The list is one of the most popular world rankings, published for the past seven years. With a newly revamped methodology, the list claims to represent a new level of sophistication. The Times partnered with data provider Thomson Reuters for the first time to broaden their approach, as well as adjust the weight criteria are given. Second, by lowering the weight of factors like reputation, the list is meant to more accurately depict the performance of schools. The factors used this year are broken into five categories: teaching (30 per cent), research (30 per cent), citations (32.5 per cent), industry income (a measure of innovation, 2.5 per cent) and the international mix of staff and students (5 per cent).
Surprises abounded. While Canadian heavyweights like the University of Toronto and McGill placed highly, schools often considered on par with the U of C, like the University of Victoria and McMaster, made the top 200. Much effort goes into justifying these types of lists and a similar amount goes into shouting them down. The U of C's approach, which has been to discredit the ranking, sounds like poor losing.
Rankings such as these serve two important functions. First, the best of them quantify in a transparent way some of the criteria that should be necessary in a great university. Of course, different schools have different goals so each will decide to spend the money they have available in varied ways. It is idle to deny that any of the factors are unimportant, however. Calling these traits important is not the same thing as accurately measuring them, but if the U of C feels it has been misrepresented it is worth their time to point out in what way, rather than dismissing the ranking altogether.
The second function is an obvious one: it shows the international community where different schools are placed. Harrison rightly notes that this year's performance is unlikely to change enrollment. Yet if the quantitative factors such as the professor to student ratio and the number of papers published are going down compared to other universities, this should be a cause for concern. It need not reflect so poorly on administration. After all, with a tightening budget it is surely a difficult time to produce research. The majority of research money comes from provincial and federal funding though, so can our poor performance not serve as a call to arms? Besides, compared to other countries Canada has weathered the economic recession quite well. Admitting that the university has work to do with the help of the provincial government shows responsibility.

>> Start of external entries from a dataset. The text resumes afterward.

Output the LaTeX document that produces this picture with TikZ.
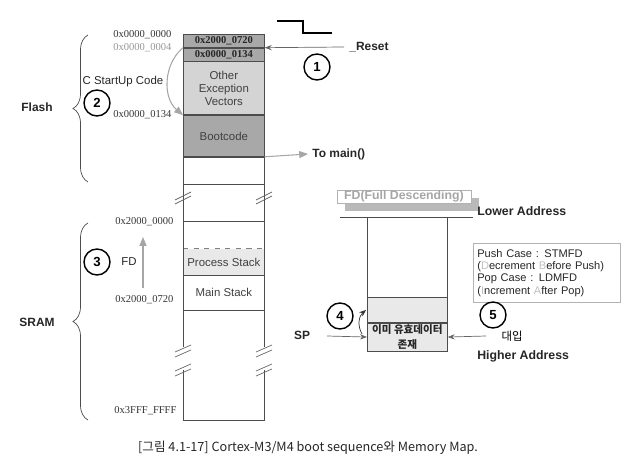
\documentclass[tikz,border=0pt]{standalone}
\usepackage{fontspec}
\setmainfont{Liberation Serif}
\setsansfont{Liberation Sans}
\newfontfamily\krfont{Noto Sans CJK KR}
\usetikzlibrary{arrows.meta,positioning,decorations.pathreplacing,shadows}
\definecolor{memdark}{RGB}{168,168,168}
\definecolor{memlight}{RGB}{212,212,212}
\definecolor{stackgray}{RGB}{233,233,233}
\definecolor{labelgray}{RGB}{150,150,150}

\begin{document}
\begin{tikzpicture}[x=0.02cm,y=-0.02cm,
  font=\sffamily\fontsize{6.5}{7.5}\selectfont,
  cell/.style={rectangle,draw=black!70,minimum width=1.62cm,inner sep=0pt,align=center,anchor=north west,text=black!75},
  hexcell/.style={cell,fill=memdark,minimum height=0.26cm,font=\rmfamily\bfseries\fontsize{6}{7}\selectfont,text=black!85},
  bare/.style={rectangle,minimum width=1.62cm,inner sep=0pt,align=center,anchor=north west,text=black!75},
  addr/.style={anchor=west,inner sep=0pt,font=\rmfamily\fontsize{6}{7}\selectfont,text=black!80},
  numcirc/.style={circle,draw,thick,minimum size=0.52cm,inner sep=0pt,font=\sffamily\bfseries\fontsize{7.5}{8}\selectfont},
  bold/.style={inner sep=0pt,font=\sffamily\bfseries\fontsize{6.8}{8}\selectfont,text=black!85},
  grayarrow/.style={draw=gray!70,-{Triangle[length=5pt,width=4pt]},line width=0.6pt},
  blackarrow/.style={draw=black!60,-{Stealth[length=4pt,width=3pt]},line width=0.4pt},
  membrace/.style={decorate,decoration={brace,amplitude=0.3cm},draw=black!70}]
  \useasboundingbox (0,0) rectangle (634,472);

  % memory map column
  \node[hexcell] (vec0) at (183,34) {0x2000\_0720};
  \node[hexcell,below=0pt of vec0] (vec1) {0x0000\_0134};
  \node[cell,fill=memlight,minimum height=1.06cm,below=0pt of vec1] (other) {Other\\Exception\\Vectors};
  \node[cell,fill=memdark,minimum height=0.82cm,below=0pt of other] (boot) {Bootcode};
  \node[cell,minimum height=0.54cm,below=0pt of boot] (free) {};
  \node[bare,minimum height=0.54cm] (sram0) at (183,221) {};
  \node[bare,fill=stackgray,minimum height=0.52cm,below=0pt of sram0] (pstack) {Process Stack};
  \node[bare,minimum height=0.68cm,below=0pt of pstack] (mstack) {Main Stack};
  \draw[black!70] (sram0.north west) -- (sram0.north east);
  \draw[black!50,dashed] (pstack.north west) -- (pstack.north east);
  \draw[black!70] (mstack.north west) -- (mstack.north east) (mstack.south west) -- (mstack.south east);
  \draw[black!70] (183,181) -- (183,347) (264,181) -- (264,347);
  \draw[black!70] (183,370) -- (183,420) -- (264,420) -- (264,370);
  \foreach \x in {183,264} {
    \draw[black!60] (\x-8,200) -- (\x+8,192) (\x-8,204) -- (\x+8,196);
    \draw[black!60] (\x-8,352) -- (\x+8,345) (\x-8,357) -- (\x+8,350);
    \draw[black!60] (\x-8,371) -- (\x+8,364) (\x-8,376) -- (\x+8,369);
  }

  % addresses
  \node[addr] (a0) at (113,35) {0x0000\_0000};
  \node[addr,text=labelgray] (a4) at (113,48) {0x0000\_0004};
  \node[addr] (a134) at (113,115) {0x0000\_0134};
  \node[addr] (s0) at (115,222) {0x2000\_0000};
  \node[addr] (s720) at (115,300) {0x2000\_0720};
  \node[addr] (send) at (114,411) {0x3FFF\_FFFF};

  % braces
  \coordinate (flashbot) at (88,182);
  \coordinate (flashtop) at (88,35);
  \coordinate (srambot) at (88,420);
  \coordinate (sramtop) at (88,223);
  \draw[membrace] (flashbot) -- (flashtop);
  \draw[membrace] (srambot) -- (sramtop);
  \node[bold] (flash) at (37,107) {Flash};
  \node[bold] (sram) at (37,322) {SRAM};

  % boot steps
  \node[numcirc] (c1) at (317,67) {1};
  \node[numcirc] (c2) at (97,103) {2};
  \node[numcirc] (c3) at (97,262) {3};
  \node[inner sep=0pt,text=black!85] (startup) at (123,82) {C StartUp Code};
  \node[inner sep=0pt,anchor=west,text=black!85] (fd) at (121,262) {FD};
  \draw[line width=0.9pt] (277,21) -- (303,21) -- (303,33) -- (332,33);
  \node[bold,anchor=west] (reset) at (349,47) {\_Reset};
  \coordinate (rstend) at (344,47);
  \draw[blackarrow] (rstend) -- (vec1.north east);
  \draw[grayarrow] (vec1.north west) to[bend right=50] (boot.north west);
  \node[bold,anchor=west] (tomain) at (312,154) {To main()};
  \coordinate (mainend) at (308,154);
  \draw[grayarrow] (boot.south east) -- (mainend);
  \coordinate (fdlo) at (143,288);
  \coordinate (fdhi) at (143,237);
  \draw[grayarrow] (fdlo) -- (fdhi);

  % full descending stack
  \node[draw=gray!60,fill=white,text=gray!70,font=\sffamily\bfseries\fontsize{7}{8}\selectfont,
    minimum width=2.68cm,minimum height=0.26cm,inner sep=0pt,
    drop shadow={shadow xshift=0.16cm,shadow yshift=-0.16cm,fill=gray!55,opacity=1}] (fdtitle) at (404,196.5) {FD(Full Descending)};
  \node[bold,anchor=west,font=\sffamily\bfseries\fontsize{7}{8}\selectfont] (lower) at (477,211) {Lower Address};
  \node[bold,anchor=west,font=\sffamily\bfseries\fontsize{7}{8}\selectfont] (higher) at (477,356) {Higher Address};
  \draw[black!70] (340,217) -- (473,217) (367,217) -- (367,297) (447,217) -- (447,297);
  \node[cell,fill=stackgray,minimum width=1.6cm,minimum height=0.5cm] (slot) at (367,297) {};
  \node[cell,fill=stackgray,minimum width=1.6cm,minimum height=0.56cm,below=0pt of slot,
    font=\krfont\bfseries\fontsize{6}{8}\selectfont,text=black!85] (valid) {이미 유효데이터\\존재};
  \node[draw=gray!60,align=left,anchor=north west,text width=2.78cm,minimum height=1.06cm,
    inner xsep=0.08cm,text=black!85,font=\sffamily\fontsize{6.3}{7}\selectfont] (pushbox) at (473,243)
    {Push Case : STMFD\\(\textcolor{gray!50}{D}ecrement \textcolor{gray!50}{B}efore Push)\\Pop Case : LDMFD\\(\textcolor{gray!50}{I}ncrement \textcolor{gray!50}{A}fter Pop)};
  \node[numcirc] (c4) at (340,316) {4};
  \node[numcirc] (c5) at (493,315) {5};
  \node[bold] (sp) at (302,335) {SP};
  \node[inner sep=0pt,font=\krfont\fontsize{6.5}{8}\selectfont] (daeip) at (512,336) {대입};
  \coordinate (spin) at (327,336);
  \coordinate (dpin) at (486,336);
  \draw[blackarrow] (spin) -- (valid.west);
  \draw[blackarrow] (dpin) -- (valid.east);
  \coordinate (c4a) at (362,334);
  \draw[blackarrow,draw=black!80] (c4a) to[bend left=40] ([xshift=-0.5pt]slot.west);

  % caption
  \node[font=\krfont\fontsize{7.2}{8}\selectfont,text=black!85] (caption) at (308,448) {[그림 4.1-17] Cortex-M3/M4 boot sequence와 Memory Map.};
\end{tikzpicture}
\end{document}
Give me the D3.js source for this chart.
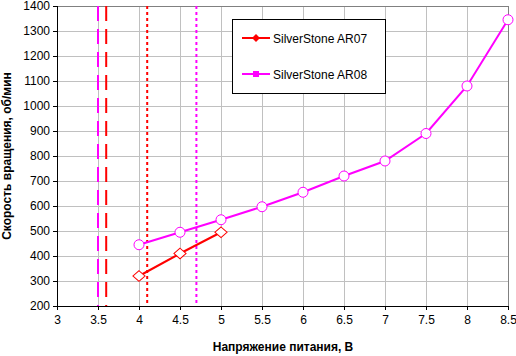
<!DOCTYPE html>
<html><head><meta charset="utf-8">
<script src="https://cdn.jsdelivr.net/npm/d3@7/dist/d3.min.js"></script>
<style>body{margin:0;background:#fff}svg{display:block;font-family:"Liberation Sans",Arial,sans-serif}</style>
</head><body><svg id="c" width="516" height="356"></svg>
<script>
const xAR07 = [4, 4.5, 5];
const yAR07 = [320, 410, 495];
const xAR08 = [4, 4.5, 5, 5.5, 6, 6.5, 7, 7.5, 8, 8.5];
const yAR08 = [445, 495, 545, 597, 655, 720, 780, 890, 1080, 1345];
const xTicks = [3, 3.5, 4, 4.5, 5, 5.5, 6, 6.5, 7, 7.5, 8, 8.5];
const yTicks = [200, 300, 400, 500, 600, 700, 800, 900, 1000, 1100, 1200, 1300, 1400];
const startAR08 = 3.5, startAR07 = 3.6, stopAR07 = 4.1, stopAR08 = 4.7;
const seriesNames = ["SilverStone AR07", "SilverStone AR08"];
const colors = ["#ff0000", "#ff00ff"];

const svg = d3.select("#c");
const L = 57, R = 508, T = 6, B = 306;
const x = d3.scaleLinear().domain([3, 8.5]).range([L, R]);
const y = d3.scaleLinear().domain([200, 1400]).range([B, T]);

// grid
svg.append("g").selectAll("line").data(xTicks.slice(1)).join("line")
  .attr("x1", d => x(d)).attr("x2", d => x(d)).attr("y1", T).attr("y2", B)
  .attr("stroke", "#c0c0c0").attr("shape-rendering", "crispEdges");
svg.append("g").selectAll("line").data(yTicks.slice(1)).join("line")
  .attr("x1", L).attr("x2", R).attr("y1", d => y(d)).attr("y2", d => y(d))
  .attr("stroke", "#c0c0c0").attr("shape-rendering", "crispEdges");
svg.append("rect").attr("x", L).attr("y", T).attr("width", R - L).attr("height", B - T)
  .attr("fill", "none").attr("stroke", "#808080").attr("shape-rendering", "crispEdges");

// vertical marker lines
function vline(v, col, dash) {
  svg.append("line").attr("x1", x(v)).attr("x2", x(v)).attr("y1", T).attr("y2", B)
    .attr("stroke", col).attr("stroke-width", 2).attr("stroke-dasharray", dash);
}
vline(startAR08, colors[1], "15,8");
vline(startAR07, colors[0], "15,8");
vline(stopAR07, colors[0], "3,3");
vline(stopAR08, colors[1], "3,3");

// axes
const xAxis = svg.append("g").attr("transform", `translate(0,${B})`)
  .call(d3.axisBottom(x).tickValues(xTicks).tickSize(4).tickPadding(5).tickFormat(d3.format("")));
const yAxis = svg.append("g").attr("transform", `translate(${L},0)`)
  .call(d3.axisLeft(y).tickValues(yTicks).tickSize(4).tickPadding(3).tickFormat(d3.format("")));
[xAxis, yAxis].forEach(a => {
  a.select(".domain").attr("stroke", "#000").attr("shape-rendering", "crispEdges");
  a.selectAll(".tick line").attr("stroke", "#000").attr("shape-rendering", "crispEdges");
  a.selectAll("text").attr("font-size", 12).attr("fill", "#000").attr("font-family", "Liberation Sans, Arial, sans-serif");
});

// series
const line = d3.line().x(d => x(d[0])).y(d => y(d[1]));
const d07 = xAR07.map((v, i) => [v, yAR07[i]]);
const d08 = xAR08.map((v, i) => [v, yAR08[i]]);
svg.append("path").datum(d07).attr("d", line).attr("fill", "none").attr("stroke", colors[0]).attr("stroke-width", 2);
svg.append("path").datum(d08).attr("d", line).attr("fill", "none").attr("stroke", colors[1]).attr("stroke-width", 2);
svg.append("g").selectAll("path").data(d07).join("path")
  .attr("d", d3.symbol(d3.symbolDiamond2, 70))
  .attr("transform", d => `translate(${x(d[0])},${y(d[1])}) scale(1.15,1)`)
  .attr("fill", "#fff").attr("stroke", colors[0]).attr("stroke-width", 1);
svg.append("g").selectAll("circle").data(d08).join("circle")
  .attr("cx", d => x(d[0])).attr("cy", d => y(d[1])).attr("r", 5)
  .attr("fill", "#fff").attr("stroke", colors[1]).attr("stroke-width", 1);

// legend
svg.append("rect").attr("x", 232.5).attr("y", 19.5).attr("width", 153).attr("height", 74)
  .attr("fill", "#fff").attr("stroke", "#000").attr("stroke-width", 1);
const legY = [38, 74];
seriesNames.forEach((n, i) => {
  svg.append("line").attr("x1", 242).attr("x2", 270).attr("y1", legY[i]).attr("y2", legY[i])
    .attr("stroke", colors[i]).attr("stroke-width", 2);
  if (i === 0) {
    svg.append("path").attr("d", d3.symbol(d3.symbolDiamond2, 40)).attr("transform", `translate(256,${legY[i]})`)
      .attr("fill", colors[i]);
  } else {
    svg.append("rect").attr("x", 253).attr("y", legY[i] - 3).attr("width", 6).attr("height", 6).attr("fill", colors[i]);
  }
  svg.append("text").attr("x", 273).attr("y", legY[i] + 4.5).attr("font-size", 12).text(n);
});

// titles
svg.append("text").attr("x", 283).attr("y", 351).attr("text-anchor", "middle")
  .attr("font-size", 12).attr("font-weight", "bold").text("Напряжение питания, В");
svg.append("text").attr("transform", `translate(11,${(T + B) / 2}) rotate(-90)`).attr("text-anchor", "middle")
  .attr("font-size", 12).attr("font-weight", "bold").text("Скорость вращения, об/мин");
</script></body></html>
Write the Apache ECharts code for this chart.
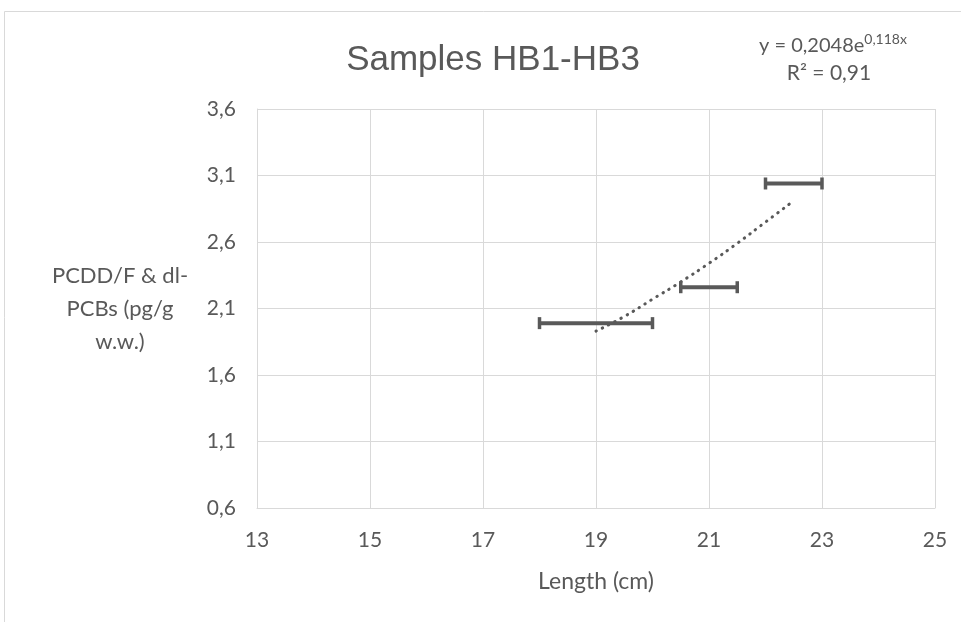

There is a cautionary tale in all this, however. University of Alberta president Indira Samarasekera made it a goal for the U of A to be among the top 20 research universities by 2020. Without clear measurements, critics will rely on rankings such as the Times's to decide if that goal is fulfilled. Ranking goals are unnecessary to be a successful institution. Yet clear, quantitative and motivating goals are still necessary. The campus community needs to know that administration does have something in mind for its future and that it is working to better itself. A better time to realize this goal could not be at hand. If it also happens to increase our rank in the world, it won't do any harm.